Hip-hop openers Mars Ill made believers out of the early crowd through the emotive, almost pleading lyricism of vocalist Man-Child and the complementary beat interplay of DJ Dust.
With eight acts on the bill, the sets were short and to the point. As the crowd began to fill in, the Vinyl Junkies raised the energy level, peaking with a super up-tempo (if a bit loose) hip-hop/drum 'n' bass joint, "Amalgamate," which cranked out enough beats per second to kill a healthy adult rhino.
The hip-hop sets of the next two acts, Chief Justice and Miscellaneous, mixed in a few tastes of the old school, as MCs Chief Justice and Melodramatic pulled off freestyle work over special guest beatboxer, D.R.E.S., who pulled double duty as the event emcee.
D.R.E.S. and his crew in 4 Kings Entertainment, the promoters of the show, describe themselves as "champions of the underdog." Through events like Realm 4, they attempt to pump up the visibility of some of Atlanta's deserving acts.
Good talent in the form of MCs Jax the Axe Handler, Flux the Wonderbat and Vertigo of Binkis Records took the stage, asking appropriately, "can I keep this crowd hyped?" Though a dynamic set that constantly shifted lyrical stylings, the answer proved to be "yes."
Next, Justin Hale and LOA brought full instrumentation and turned out creativity from an entirely different angle.
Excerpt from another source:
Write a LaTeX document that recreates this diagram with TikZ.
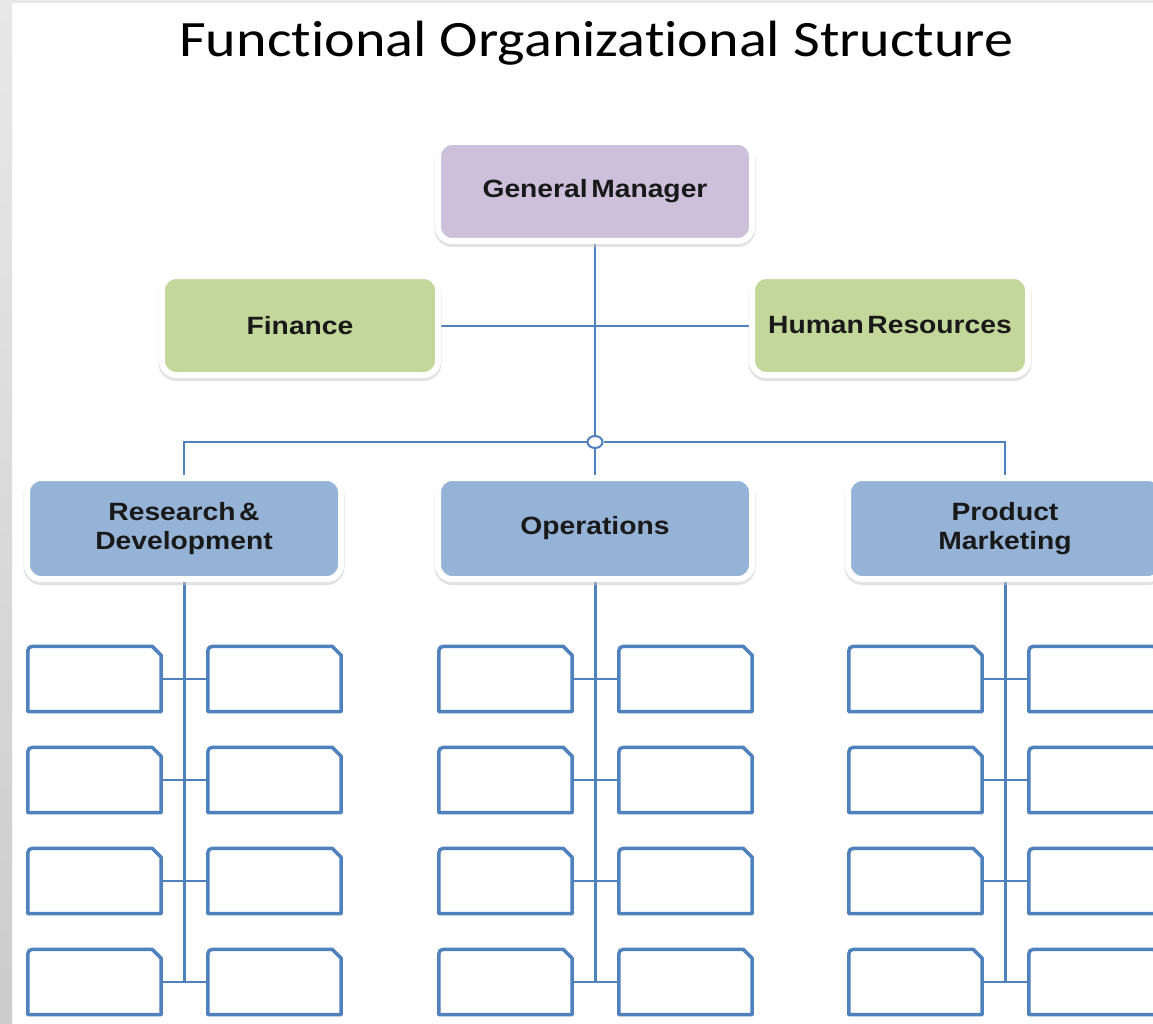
\documentclass[tikz,border=0pt]{standalone}
\usepackage{fontspec}
\setmainfont{Liberation Sans}
\newfontfamily\titlefont{Carlito}[Ligatures=NoCommon,FakeStretch=1.14]
\newfontfamily\boxfont{Liberation Sans}[FakeStretch=1.13,WordSpace=0.45]
\usetikzlibrary{shadows,backgrounds,shapes.geometric}
\definecolor{lineblue}{HTML}{4F81BD}
\definecolor{gmfill}{HTML}{CCC0DA}
\definecolor{greenfill}{HTML}{C4D79B}
\definecolor{bluefill}{HTML}{95B3D7}
\tikzset{
  topbox/.style={rounded corners=14pt, draw=white, line width=6pt, inner sep=0pt,
    text=black!90, align=center,
    font=\boxfont\bfseries\fontsize{25}{29}\selectfont,
    drop shadow={shadow xshift=0pt, shadow yshift=-2.5pt, fill=black!22, draw=black!22, line width=7pt}},
  gmbox/.style={topbox, fill=gmfill, minimum width=314pt, minimum height=99pt},
  staffbox/.style={topbox, fill=greenfill, minimum width=276pt, minimum height=99pt},
  deptbox/.style={topbox, fill=bluefill, minimum width=314pt, minimum height=101pt},
  slot/.style={minimum width=133pt, minimum height=65pt, inner sep=0pt, draw=none},
  slotborder/.style={draw=lineblue, line width=3.5pt, fill=white, line join=round},
  mainline/.style={draw=lineblue, line width=2.2pt},
  staffline/.style={draw=lineblue, line width=2pt},
  deptline/.style={draw=lineblue, line width=3pt},
  slotline/.style={draw=lineblue, line width=1.6pt},
  junction/.style={ellipse, draw=lineblue, line width=2pt, fill=white, minimum width=15pt, minimum height=12pt, inner sep=0pt}
}
\newcommand\slotshape[1]{%
  \path[slotborder] (#1.south west) -- ([yshift=-10pt]#1.north west)
    .. controls (#1.north west) .. ([xshift=10pt]#1.north west)
    -- ([xshift=-9pt]#1.north east) -- ([yshift=-9pt]#1.north east)
    -- (#1.south east) -- cycle;}
\begin{document}
\begin{tikzpicture}[x=1pt,y=-1pt]
\useasboundingbox (0,0) rectangle (1153,1024);
\begin{pgfonlayer}{background}
\fill[white] (0,0) rectangle (1153,1024);
\end{pgfonlayer}
\fill[black!9] (0,0) rectangle (1153,3);
\shade[top color=black!9, bottom color=black!20] (0,0) rectangle (12,1024);
\clip (0,0) rectangle (1153,1024);

\node[font=\titlefont\fontsize{51}{60}\selectfont, text=black, anchor=base] (title) at (596.5,57) {Functional Organizational Structure};

\node[gmbox] (gm) at (595,191.5) {General Manager};
\node[staffbox] (fin) at (300,325.5) {Finance};
\node[staffbox] (hr) at (890,325.5) {Human Resources};
\node[junction] (j) at (595,442) {};
\node[deptbox] (rd) at (184,528.5) {Research \&\\Development};
\node[deptbox] (op) at (595,528.5) {Operations};
\node[deptbox] (pm) at (1005,528.5) {Product\\Marketing};

\begin{pgfonlayer}{background}
\draw[mainline] (gm.south) -- (j.north);
\draw[staffline] (fin.east) -- (hr.west);
\draw[mainline] (j.west) -| (rd.north);
\draw[mainline] (j.east) -| (pm.north);
\draw[mainline] (j.south) -- (op.north);
\end{pgfonlayer}

\foreach \g/\gx in {rd/184, op/595, pm/1005}{
  \coordinate (\g end) at (\gx,982);
  \begin{pgfonlayer}{background}
  \draw[deptline] (\g.south) -- (\g end);
  \end{pgfonlayer}
  \foreach \r/\ry in {1/679,2/780,3/881,4/982}{
    \node[slot] (\g L\r) at (\gx-89.5,\ry) {};
    \node[slot] (\g R\r) at (\gx+90.5,\ry) {};
    \slotshape{\g L\r}
    \slotshape{\g R\r}
    \begin{pgfonlayer}{background}
    \draw[slotline] (\g L\r.east) -- (\g R\r.west);
    \end{pgfonlayer}
  }
}
\end{tikzpicture}
\end{document}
Hip-hop oriented Justin Hale laid down smooth phrases, creating a sort of "live" sampled break sound. Their fresh musical approach, imaginative vocals and animated stage presence made the set one of the show's highlights.
LOA (a.k.a. Live on Arrival) distinguished themselves by moving in a more acid jazz/trip-hop direction. Immediately before they came onstage, the house intermission music, which consisted of '80s TV show themes, busted out "Diff'rent Strokes." Appropriate, as the smooth Fender Rhodes-heavy foundation of the LOA sound proved as classy as Phillip Drummond himself.
Rounding out the show at well after 4 a.m. was Soul Prophetic Sound, a three-piece hip-hop outfit that put on one of the most electrified performances of the night. The effectual DJ work of J-Stroke underscored both the vocal and visual eccentricity of Jahim, a glam rock star of an MC who was able to rap in a bizarre Chris Tucker register while flopping around the stage dousing music reporters with fake blood (thanks). Soul Prophetic Sound left a serious impression as well as a somewhat haunting feeling that they wouldn't be around on this intimate level for long -- a feeling applicable to many of the Realm 4 acts.